Thursday, July 30, 2009

Distributed Murder

I had lunch with a friend today who suggested that I should post this here. And since I have about 5 other entries half-written, this seemed like something I might actually hit "publish" on yet today...

If you murder someone, you have deprived of the rest of their life... you have literally stolen all their remaining time. If we assume that your victim was going to be fairly long-lived, you might say that they had ahead of them:
- 100 years, or
- 36525 days, or
- 876,600 hours, or
- 3,155,760,000 seconds.

So murder is stealing about 3 billion seconds.

Does it hold then that if you steal 3 billion seconds, you have effectively killed someone? Imagine you are creating a product that will be widely used, perhaps a piece of software. Suppose that software is used by 20 million people, who will start it up 200 times each in the course of using it. But in your haste to get it out the door, it takes 3 seconds longer than actually necessary to start up.

20,000,000 users
x 200 starts
x 3 excess seconds per start
-----------------------------
= 12,000,000,000 (12 billion) seconds

Your minor negligence, coupled with wide spread use, has stolen time from 20 million different people that adds up to four human lifetimes. You have effectively killed four people.

Now, obviously there are a couple of critical flaws in this analogy.

When someone dies, it isn't just their time that is lost, but every interaction with every other person they would have had over those lost years. And all of the secondary, tertiary, and peripheral impact that person would have had but for their untimely death. Those interactions create a web of effects that extends far beyond the local experience or even the finite lifespan of the person themselves. Every life touches, directly or indirectly, thousands of others.

Then there is choice. People aren't (generally) compelled to use your product. If anyone finds the performance unacceptable, they have freedom to do or use something else. Working against this, however, is that the nature of the time theft (only a few seconds at a time) is similar to a fractional-cent rounding problem. Although it adds up to large totals, any given delay is *almost* imperceptible in the course of normal events.

Finally, you can make an argument that those 3 seconds aren't really stolen, that you aren't requiring the user to do anything during that start-up pause, so they will recapture them with some other task like reading another e-mail before they switch their focus back to your program.

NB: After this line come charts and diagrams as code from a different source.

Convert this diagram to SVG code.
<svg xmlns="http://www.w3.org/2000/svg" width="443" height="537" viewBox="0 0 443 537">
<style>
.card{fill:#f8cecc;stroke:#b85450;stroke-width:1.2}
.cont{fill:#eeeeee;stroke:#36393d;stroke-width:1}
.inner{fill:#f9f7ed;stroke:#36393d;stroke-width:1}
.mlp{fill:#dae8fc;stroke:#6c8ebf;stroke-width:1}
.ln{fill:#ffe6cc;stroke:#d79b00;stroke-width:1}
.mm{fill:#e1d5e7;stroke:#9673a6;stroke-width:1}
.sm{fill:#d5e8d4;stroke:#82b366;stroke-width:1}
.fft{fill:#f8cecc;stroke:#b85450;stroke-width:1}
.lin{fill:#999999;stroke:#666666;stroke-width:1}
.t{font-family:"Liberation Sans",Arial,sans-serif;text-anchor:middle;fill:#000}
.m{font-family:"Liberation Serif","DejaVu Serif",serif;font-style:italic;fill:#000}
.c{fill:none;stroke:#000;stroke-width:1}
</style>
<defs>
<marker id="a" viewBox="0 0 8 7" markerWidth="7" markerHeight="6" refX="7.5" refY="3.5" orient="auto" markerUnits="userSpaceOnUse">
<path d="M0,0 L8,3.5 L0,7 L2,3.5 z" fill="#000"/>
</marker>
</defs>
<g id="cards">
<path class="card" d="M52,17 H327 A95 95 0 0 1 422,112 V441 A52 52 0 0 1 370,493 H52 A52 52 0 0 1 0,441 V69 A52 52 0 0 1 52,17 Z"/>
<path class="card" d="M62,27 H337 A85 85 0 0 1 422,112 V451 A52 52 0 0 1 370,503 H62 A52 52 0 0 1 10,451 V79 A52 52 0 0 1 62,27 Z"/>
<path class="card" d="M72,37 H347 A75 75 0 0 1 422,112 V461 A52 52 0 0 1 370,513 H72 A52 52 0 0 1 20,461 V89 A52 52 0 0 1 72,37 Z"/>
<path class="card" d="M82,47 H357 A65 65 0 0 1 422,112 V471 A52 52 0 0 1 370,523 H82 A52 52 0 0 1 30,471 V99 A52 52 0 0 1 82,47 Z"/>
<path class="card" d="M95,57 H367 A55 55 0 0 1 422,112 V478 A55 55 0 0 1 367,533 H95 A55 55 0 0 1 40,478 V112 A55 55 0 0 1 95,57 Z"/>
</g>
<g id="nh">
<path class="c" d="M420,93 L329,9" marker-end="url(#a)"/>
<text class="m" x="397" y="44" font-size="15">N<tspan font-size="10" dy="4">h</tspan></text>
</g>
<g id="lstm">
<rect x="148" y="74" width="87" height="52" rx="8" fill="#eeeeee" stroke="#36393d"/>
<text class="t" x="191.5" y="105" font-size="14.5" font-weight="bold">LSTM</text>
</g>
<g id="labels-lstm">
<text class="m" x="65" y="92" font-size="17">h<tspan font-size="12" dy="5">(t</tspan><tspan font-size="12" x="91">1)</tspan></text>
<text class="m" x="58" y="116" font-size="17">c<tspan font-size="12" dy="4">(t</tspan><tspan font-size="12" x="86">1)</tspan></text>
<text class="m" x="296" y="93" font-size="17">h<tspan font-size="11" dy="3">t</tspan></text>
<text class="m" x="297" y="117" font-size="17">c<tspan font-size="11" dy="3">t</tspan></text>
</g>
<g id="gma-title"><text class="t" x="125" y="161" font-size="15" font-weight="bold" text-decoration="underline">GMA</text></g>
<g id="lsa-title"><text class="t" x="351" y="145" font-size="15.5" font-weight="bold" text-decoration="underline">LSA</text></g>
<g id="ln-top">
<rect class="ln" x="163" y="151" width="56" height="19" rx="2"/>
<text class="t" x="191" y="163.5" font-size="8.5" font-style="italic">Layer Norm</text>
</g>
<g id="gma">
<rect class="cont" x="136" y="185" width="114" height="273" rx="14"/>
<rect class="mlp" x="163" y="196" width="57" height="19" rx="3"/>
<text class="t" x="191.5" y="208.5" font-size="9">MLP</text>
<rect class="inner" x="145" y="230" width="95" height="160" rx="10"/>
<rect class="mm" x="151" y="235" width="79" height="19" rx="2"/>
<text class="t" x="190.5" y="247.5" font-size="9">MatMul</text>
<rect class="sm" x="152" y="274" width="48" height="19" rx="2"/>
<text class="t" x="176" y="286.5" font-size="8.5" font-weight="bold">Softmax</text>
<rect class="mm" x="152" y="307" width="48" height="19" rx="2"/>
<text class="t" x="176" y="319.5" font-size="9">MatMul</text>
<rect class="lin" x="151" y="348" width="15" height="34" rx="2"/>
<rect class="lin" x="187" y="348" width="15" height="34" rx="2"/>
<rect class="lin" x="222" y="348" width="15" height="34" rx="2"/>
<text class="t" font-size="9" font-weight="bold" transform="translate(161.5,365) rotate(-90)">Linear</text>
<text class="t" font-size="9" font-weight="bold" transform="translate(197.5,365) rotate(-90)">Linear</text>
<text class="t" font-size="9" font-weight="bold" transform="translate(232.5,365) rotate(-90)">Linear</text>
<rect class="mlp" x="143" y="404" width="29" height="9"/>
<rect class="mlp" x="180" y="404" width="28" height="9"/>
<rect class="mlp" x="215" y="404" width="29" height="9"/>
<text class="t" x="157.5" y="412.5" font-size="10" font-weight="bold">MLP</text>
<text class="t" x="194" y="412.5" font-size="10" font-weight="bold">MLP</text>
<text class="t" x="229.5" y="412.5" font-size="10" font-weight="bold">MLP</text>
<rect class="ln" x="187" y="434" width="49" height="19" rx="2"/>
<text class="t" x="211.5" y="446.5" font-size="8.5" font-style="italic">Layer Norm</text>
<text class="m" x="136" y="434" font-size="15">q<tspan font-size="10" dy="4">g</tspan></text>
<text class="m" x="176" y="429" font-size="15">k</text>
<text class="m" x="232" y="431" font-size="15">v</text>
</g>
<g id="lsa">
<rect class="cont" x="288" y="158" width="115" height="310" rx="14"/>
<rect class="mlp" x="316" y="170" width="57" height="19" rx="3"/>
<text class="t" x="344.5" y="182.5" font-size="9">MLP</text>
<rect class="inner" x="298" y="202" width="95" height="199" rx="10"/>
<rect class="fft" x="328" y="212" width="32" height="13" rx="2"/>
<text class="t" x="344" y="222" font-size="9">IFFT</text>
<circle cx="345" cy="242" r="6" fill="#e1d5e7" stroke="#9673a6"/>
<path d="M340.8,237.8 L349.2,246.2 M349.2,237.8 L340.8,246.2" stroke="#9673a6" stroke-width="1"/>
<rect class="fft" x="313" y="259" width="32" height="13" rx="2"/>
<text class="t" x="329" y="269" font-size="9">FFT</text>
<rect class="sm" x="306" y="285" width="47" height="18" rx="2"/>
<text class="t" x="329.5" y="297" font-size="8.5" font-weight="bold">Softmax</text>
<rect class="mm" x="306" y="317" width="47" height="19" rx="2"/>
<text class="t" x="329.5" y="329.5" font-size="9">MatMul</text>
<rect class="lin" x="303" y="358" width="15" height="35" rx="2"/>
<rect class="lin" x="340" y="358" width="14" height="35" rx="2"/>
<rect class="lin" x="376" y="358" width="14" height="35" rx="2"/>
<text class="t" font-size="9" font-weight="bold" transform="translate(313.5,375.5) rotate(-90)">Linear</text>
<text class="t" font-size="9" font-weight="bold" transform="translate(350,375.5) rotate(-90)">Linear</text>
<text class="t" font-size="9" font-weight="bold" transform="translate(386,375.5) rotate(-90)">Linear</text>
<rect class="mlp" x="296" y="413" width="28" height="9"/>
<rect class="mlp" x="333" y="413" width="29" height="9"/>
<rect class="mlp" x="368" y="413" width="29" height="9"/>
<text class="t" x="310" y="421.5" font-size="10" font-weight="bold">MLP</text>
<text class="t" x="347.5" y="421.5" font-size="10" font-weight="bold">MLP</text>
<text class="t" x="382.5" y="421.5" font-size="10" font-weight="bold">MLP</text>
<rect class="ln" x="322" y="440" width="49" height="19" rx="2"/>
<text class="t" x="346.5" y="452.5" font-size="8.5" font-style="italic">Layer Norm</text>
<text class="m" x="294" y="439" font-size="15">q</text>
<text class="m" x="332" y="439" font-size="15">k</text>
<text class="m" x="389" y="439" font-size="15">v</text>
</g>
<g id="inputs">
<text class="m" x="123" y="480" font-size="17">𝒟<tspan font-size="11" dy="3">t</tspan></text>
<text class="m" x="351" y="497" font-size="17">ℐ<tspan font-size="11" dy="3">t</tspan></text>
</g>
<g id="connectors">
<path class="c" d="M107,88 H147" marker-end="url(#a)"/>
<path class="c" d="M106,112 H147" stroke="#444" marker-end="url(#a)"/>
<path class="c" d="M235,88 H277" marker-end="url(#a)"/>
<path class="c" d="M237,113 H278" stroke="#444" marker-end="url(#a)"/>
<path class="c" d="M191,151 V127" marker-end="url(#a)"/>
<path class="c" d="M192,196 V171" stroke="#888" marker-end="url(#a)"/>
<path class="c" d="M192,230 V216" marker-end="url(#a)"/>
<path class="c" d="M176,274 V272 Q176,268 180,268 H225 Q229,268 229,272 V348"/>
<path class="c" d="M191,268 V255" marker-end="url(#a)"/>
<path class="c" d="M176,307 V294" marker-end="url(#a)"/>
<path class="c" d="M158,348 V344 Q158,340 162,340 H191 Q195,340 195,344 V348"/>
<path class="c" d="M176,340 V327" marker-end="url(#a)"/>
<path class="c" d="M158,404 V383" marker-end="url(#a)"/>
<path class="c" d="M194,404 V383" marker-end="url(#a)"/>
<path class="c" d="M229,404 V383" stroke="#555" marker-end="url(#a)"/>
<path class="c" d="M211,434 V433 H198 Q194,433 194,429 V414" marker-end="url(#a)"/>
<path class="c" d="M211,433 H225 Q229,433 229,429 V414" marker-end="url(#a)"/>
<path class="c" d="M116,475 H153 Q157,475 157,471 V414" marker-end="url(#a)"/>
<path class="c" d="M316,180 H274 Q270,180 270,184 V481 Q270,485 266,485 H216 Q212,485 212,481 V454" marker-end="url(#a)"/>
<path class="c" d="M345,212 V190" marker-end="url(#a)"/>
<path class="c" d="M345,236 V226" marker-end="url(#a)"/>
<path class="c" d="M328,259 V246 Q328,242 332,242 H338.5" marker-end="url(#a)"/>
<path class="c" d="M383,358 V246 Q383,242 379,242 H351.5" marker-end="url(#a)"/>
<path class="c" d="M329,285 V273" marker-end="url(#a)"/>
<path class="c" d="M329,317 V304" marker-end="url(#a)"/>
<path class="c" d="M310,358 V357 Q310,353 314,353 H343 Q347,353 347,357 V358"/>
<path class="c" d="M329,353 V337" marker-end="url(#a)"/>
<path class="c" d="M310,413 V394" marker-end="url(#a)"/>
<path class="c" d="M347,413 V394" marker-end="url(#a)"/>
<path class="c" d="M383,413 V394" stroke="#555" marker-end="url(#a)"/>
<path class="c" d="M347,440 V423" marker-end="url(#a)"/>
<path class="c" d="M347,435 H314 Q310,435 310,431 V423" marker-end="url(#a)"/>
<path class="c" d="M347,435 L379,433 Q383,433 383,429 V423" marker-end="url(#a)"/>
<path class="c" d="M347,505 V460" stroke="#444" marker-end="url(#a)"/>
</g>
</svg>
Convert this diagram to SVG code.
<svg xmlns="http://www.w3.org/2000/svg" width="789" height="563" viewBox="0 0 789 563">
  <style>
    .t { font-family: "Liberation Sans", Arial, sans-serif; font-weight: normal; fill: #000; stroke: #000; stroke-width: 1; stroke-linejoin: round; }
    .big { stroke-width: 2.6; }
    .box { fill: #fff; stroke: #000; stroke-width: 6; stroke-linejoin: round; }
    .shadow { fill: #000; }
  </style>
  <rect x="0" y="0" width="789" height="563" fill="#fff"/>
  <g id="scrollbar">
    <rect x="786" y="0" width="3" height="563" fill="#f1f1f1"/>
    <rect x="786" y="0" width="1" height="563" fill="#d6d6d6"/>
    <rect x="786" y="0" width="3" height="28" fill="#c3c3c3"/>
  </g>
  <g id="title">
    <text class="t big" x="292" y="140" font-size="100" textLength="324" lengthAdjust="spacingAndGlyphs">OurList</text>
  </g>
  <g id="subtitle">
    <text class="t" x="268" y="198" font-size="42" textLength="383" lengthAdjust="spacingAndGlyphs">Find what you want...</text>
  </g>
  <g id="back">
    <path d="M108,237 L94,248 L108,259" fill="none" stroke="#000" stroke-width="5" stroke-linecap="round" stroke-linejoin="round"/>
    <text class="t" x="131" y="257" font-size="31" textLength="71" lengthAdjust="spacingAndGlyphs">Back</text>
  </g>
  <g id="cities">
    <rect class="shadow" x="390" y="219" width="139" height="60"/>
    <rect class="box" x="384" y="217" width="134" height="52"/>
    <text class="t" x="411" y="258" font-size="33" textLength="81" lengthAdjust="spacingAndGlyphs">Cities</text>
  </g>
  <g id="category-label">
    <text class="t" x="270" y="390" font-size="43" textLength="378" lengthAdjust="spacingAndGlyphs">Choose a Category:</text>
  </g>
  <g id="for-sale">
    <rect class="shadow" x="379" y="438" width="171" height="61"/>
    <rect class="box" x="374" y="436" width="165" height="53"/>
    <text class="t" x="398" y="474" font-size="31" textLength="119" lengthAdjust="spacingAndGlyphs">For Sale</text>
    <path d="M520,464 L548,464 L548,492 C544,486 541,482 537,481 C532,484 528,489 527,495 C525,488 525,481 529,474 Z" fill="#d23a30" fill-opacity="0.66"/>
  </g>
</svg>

This leads to a whole different discussion of the cost of context-switching between tasks, but still, maybe the time isn't completely lost.

Even with these flaws in the analogy, it does provide an interesting way of analyzing the impact of widely spread frequently occurring small bits of time. Consider spam e-mail. A lot of people say "Oh, just hit delete and forget about it." But let's say it takes 1 second to identify and delete a spam e-mail. And suppose everyone gets, on average 3 spam e-mails a day. And by "everyone," suppose we mean all 1.5 billion estimated Internet users as of now. That's 4.5 billion seconds a day lost to spam e-mail. Spam e-mail is killing 1.5 people a day.

The time-in-lifespans is also interesting to apply to voluntary pursuits as well. Who wouldn't want to create something so compelling that someone else would contribute their entire life to it? Well, if you make a 126 second long video, you will consume an entire lifespan for every 23.8 million views you get. That means that this video is currently the sole-focus totally consuming life's passion of 2.76 people.

Finally, turning this around, it is useful to think this way to consider whether the things you are trading your life for are worth it... Even the little bits of time spent here and there add up, and subtract from your total limited lifetime allotment of time. 3 billion seconds may sound like a lot, but every second really does count.